Solution: These are normal reactions to anger. Anger triggers a fight-or-flight response to drastically increase adrenaline levels. Common symptoms are upset stomach, rapid breathing, sweaty palms, or tension. Pay attention to your body. Try going for a brisk walk or jog, taking a warm bath, stretching or massaging out tension, and taking deep breaths.
Problem: Finding things to be angry about.
Solution: With the bad comes the good. Find the positive aspects of a situation (there are positives!). Put anger into context: In five years, will this issue still matter? If not, it might not be worth getting angry about.
Problem: Taking personal offense to others’ comments.
Solution: Most of the time, people are not intentionally trying to hurt others.
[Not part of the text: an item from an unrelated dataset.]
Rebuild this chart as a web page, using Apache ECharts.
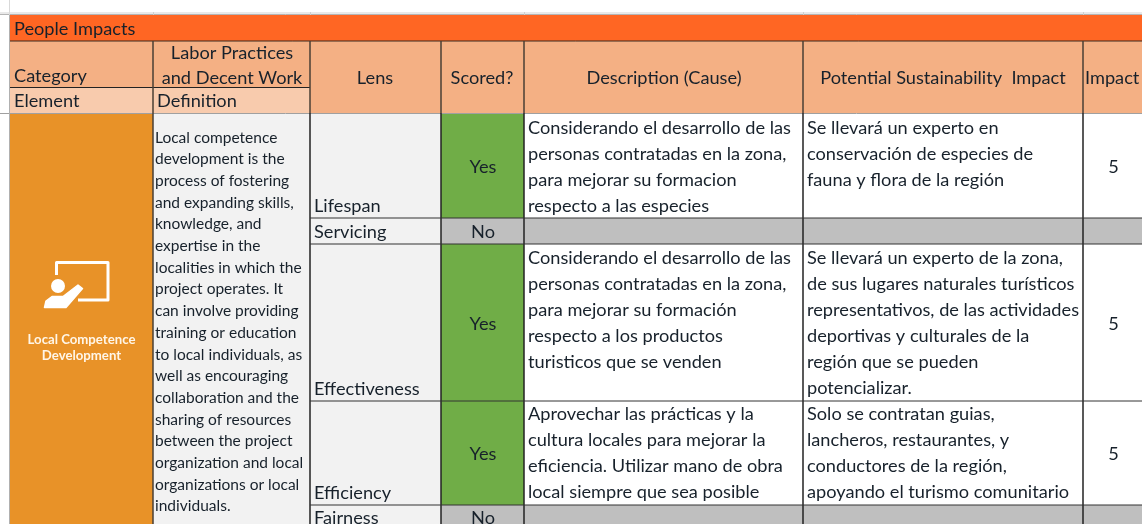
<!DOCTYPE html>
<html>
<head>
<meta charset="utf-8">
<title>People Impacts</title>
<style>
html, body { margin: 0; padding: 0; background: #fff; }
#main { width: 1142px; height: 524px; }
</style>
<script src="https://cdn.jsdelivr.net/npm/echarts@6/dist/echarts.min.js"></script>
</head>
<body>
<div id="main"></div>
<script>
// table content
var banner = 'People Impacts';
var headers = ['Lens', 'Scored?', 'Description (Cause)', 'Potential Sustainability  Impact', 'Impact'];
var elementName = 'Local Competence\nDevelopment';
var definition = [
    'Local competence', 'development is the', 'process of fostering', 'and expanding skills,',
    'knowledge, and', 'expertise in the', 'localities in which the', 'project operates. It',
    'can involve providing', 'training or education', 'to local individuals, as', 'well as encouraging',
    'collaboration and the', 'sharing of resources', 'between the project', 'organization and local',
    'organizations or local', 'individuals.'
];
var lenses = ['Lifespan', 'Servicing', 'Effectiveness', 'Efficiency', 'Fairness'];
var scored = ['Yes', 'No', 'Yes', 'Yes', 'No'];
var causes = [
    ['Considerando el desarrollo de las', 'personas contratadas en la zona,', 'para mejorar su formacion', 'respecto a las especies'],
    [],
    ['Considerando el desarrollo de las', 'personas contratadas en la zona,', 'para mejorar su formación', 'respecto a los productos', 'turisticos que se venden'],
    ['Aprovechar las prácticas y la', 'cultura locales para mejorar la', 'eficiencia. Utilizar mano de obra', 'local siempre que sea posible'],
    []
];
var effects = [
    ['Se llevará un experto en', 'conservación de especies de', 'fauna y flora de la región'],
    [],
    ['Se llevará un experto de la zona,', 'de sus lugares naturales turísticos', 'representativos, de las actividades', 'deportivas y culturales de la', 'región que se pueden', 'potencializar.'],
    ['Solo se contratan guias,', 'lancheros, restaurantes, y', 'conductores de la región,', 'apoyando el turismo comunitario'],
    []
];
var impacts = ['5', '', '5', '5', ''];

// sheet geometry, in axis units
var rowEdges = [113, 218, 244, 401, 505, 540];
var textTop = [115, 0, 245, 401, 0];

var FONT = 'Lato, Carlito, sans-serif';
var INK = '#17212b';
var BASE = 18.2;
var C = {
    banner: '#ff6623', head: '#f4b084', sub: '#f8cbad', element: '#e89228',
    side: '#f2f2f2', yes: '#70ad47', off: '#bfbfbf', white: '#ffffff'
};

var cells = [];
var texts = [];
var lines = [];

function cell(x0, x1, y0, y1, fill) { cells.push([x0, x1, y0, y1, fill]); }
function label(x, y, text, o) {
    o = o || {};
    texts.push([x, y, text, o.align || 'left', o.size || BASE, o.color || INK, o.weight || 'normal']);
}
function line(x0, y0, x1, y1, color, w) { lines.push([x0, y0, x1, y1, color, w || 1]); }

// header block
cell(0, 1142, 12, 15, '#e9e9e9');
cell(9, 1142, 15, 41, C.banner);
cell(9, 153, 41, 88, C.head);
cell(153, 310, 41, 88, C.head);
cell(9, 153, 88, 113, C.sub);
cell(153, 310, 88, 113, C.sub);
cell(310, 1142, 41, 113, C.head);
label(14, 29, banner);
label(14, 76, 'Category');
label(14, 101, 'Element');
label(232, 53, 'Labor Practices', {align: 'center'});
label(232, 78, 'and Decent Work', {align: 'center'});
label(157, 101, 'Definition');
label(375, 78, headers[0], {align: 'center'});
label(482, 78, headers[1], {align: 'center'});
label(664, 78, headers[2], {align: 'center'});
label(943, 78, headers[3], {align: 'center'});
label(1085, 78, headers[4]);

// left merged columns
cell(9, 153, 113, 540, C.element);
cell(153, 310, 113, 540, C.side);
label(81.5, 340, elementName.split('\n')[0], {align: 'center', size: 13.2, color: '#fff6e8', weight: 'bold'});
label(81.5, 356, elementName.split('\n')[1], {align: 'center', size: 13.2, color: '#fff6e8', weight: 'bold'});
definition.forEach(function (t, i) {
    label(155, 137.5 + i * 21.7, t, {size: 15.5});
});

// body rows
lenses.forEach(function (name, i) {
    var top = rowEdges[i], bottom = rowEdges[i + 1];
    var on = scored[i] === 'Yes';
    var mid = i === 4 ? 517 : (top + bottom) / 2;
    cell(310, 441, top, bottom, C.side);
    cell(441, 524, top, bottom, on ? C.yes : C.off);
    cell(524, 803, top, bottom, on ? C.white : C.off);
    cell(803, 1083, top, bottom, on ? C.white : C.off);
    cell(1083, 1142, top, bottom, on ? C.white : C.off);
    label(314, i === 4 ? 518 : bottom - 12, name);
    label(483, mid + 1.5, scored[i], {align: 'center'});
    causes[i].forEach(function (t, k) { label(528, textTop[i] + 13 + k * 26, t); });
    effects[i].forEach(function (t, k) { label(807, textTop[i] + 13 + k * 26, t); });
    if (impacts[i]) label(1113.5, mid + 1.5, impacts[i], {align: 'center'});
});

// grid lines
var HEAD_LINE = '#4a3f35';
line(0, 14.5, 1142, 14.5, '#b5b5b5');
line(9.5, 0, 9.5, 15, '#d9d9d9');
[153, 310, 524, 803, 1083].forEach(function (x) { line(x + 0.5, 12, x + 0.5, 15, '#d0d0d0'); });
line(9, 41, 1142, 41, '#3a2a20');
line(9, 87.5, 310, 87.5, '#222222');
line(0, 113.5, 1142, 113.5, '#a0a0a0');
line(9.5, 15, 9.5, 540, '#b0b0b0');
line(153, 41, 153, 540, HEAD_LINE, 1.5);
[310, 441, 524, 803, 1083].forEach(function (x) {
    line(x, 41, x, 113, HEAD_LINE, 1.5);
    line(x, 113, x, 540, '#222222', 1.5);
});
rowEdges.slice(1, 5).forEach(function (y) { line(310, y, 1142, y, '#333333'); });

var chart = echarts.init(document.getElementById('main'), null, {renderer: 'canvas'});

function renderCell(params, api) {
    var d = cells[params.dataIndex];
    var a = api.coord([d[0], d[2]]);
    var b = api.coord([d[1], d[3]]);
    return {type: 'rect', shape: {x: a[0], y: a[1], width: b[0] - a[0], height: b[1] - a[1]}, style: {fill: d[4]}};
}
function renderLine(params, api) {
    var d = lines[params.dataIndex];
    var a = api.coord([d[0], d[1]]);
    var b = api.coord([d[2], d[3]]);
    return {type: 'line', shape: {x1: a[0], y1: a[1], x2: b[0], y2: b[1]}, style: {stroke: d[4], lineWidth: d[5]}};
}
function renderText(params, api) {
    var d = texts[params.dataIndex];
    var p = api.coord([d[0], d[1]]);
    return {
        type: 'text',
        x: p[0],
        y: p[1],
        style: {
            text: d[2], align: d[3], verticalAlign: 'middle', fill: d[5],
            font: d[6] + ' ' + d[4] + 'px ' + FONT
        }
    };
}

chart.setOption({
    animation: false,
    backgroundColor: '#ffffff',
    grid: {left: 0, right: 0, top: 0, bottom: 0},
    xAxis: {type: 'value', min: 0, max: 1142, show: false},
    yAxis: {type: 'value', min: 0, max: 524, inverse: true, show: false},
    series: [
        {type: 'custom', silent: true, clip: true, renderItem: renderCell, data: cells.map(function (c) { return c.slice(0, 4); }), encode: {x: [0, 1], y: [2, 3]}, z: 1},
        {type: 'custom', silent: true, clip: true, renderItem: renderLine, data: lines.map(function (c) { return c.slice(0, 4); }), encode: {x: [0, 2], y: [1, 3]}, z: 2},
        {type: 'custom', silent: true, clip: true, renderItem: renderText, data: texts.map(function (c) { return c.slice(0, 2); }), encode: {x: 0, y: 1}, z: 3}
    ],
    // presenter icon of the element cell
    graphic: {
        elements: [
            {type: 'polyline', z: 10, shape: {points: [[56.5, 275], [56.5, 262.5], [108, 262.5], [108, 300], [78, 300]]}, style: {stroke: '#fff', lineWidth: 3, fill: null, lineJoin: 'round'}},
            {type: 'circle', z: 10, shape: {cx: 58, cy: 286, r: 7}, style: {fill: '#fff'}},
            {type: 'polygon', z: 10, shape: {points: [[44.5, 307.5], [46, 301], [52, 296.5], [63, 296.5], [78, 285], [82.5, 288.5], [66, 307.5]]}, style: {fill: '#fff', lineJoin: 'round', stroke: '#fff', lineWidth: 1.5}}
        ]
    }
});
</script>
</body>
</html>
They may have differing opinions, but it is rarely a personal attack. Instead of getting upset, try to start a conversation. Focus on “I” statements – “I feel disappointed because I worked hard on that project” rather than “You are always so critical of me.” Forgive people for their mistakes to help dissipate anger.
Problem: Getting upset over every minor issue or exploding when it’s ‘the last straw.’
Solution: When it seems as though there’s no real reason for getting angry, it could be a sign that there are deeper reasons for being upset. Deep, perpetual anger is often grounded in an event of the past. Take time to understand the real reasons, and then talk to someone about it or write it in a private journal.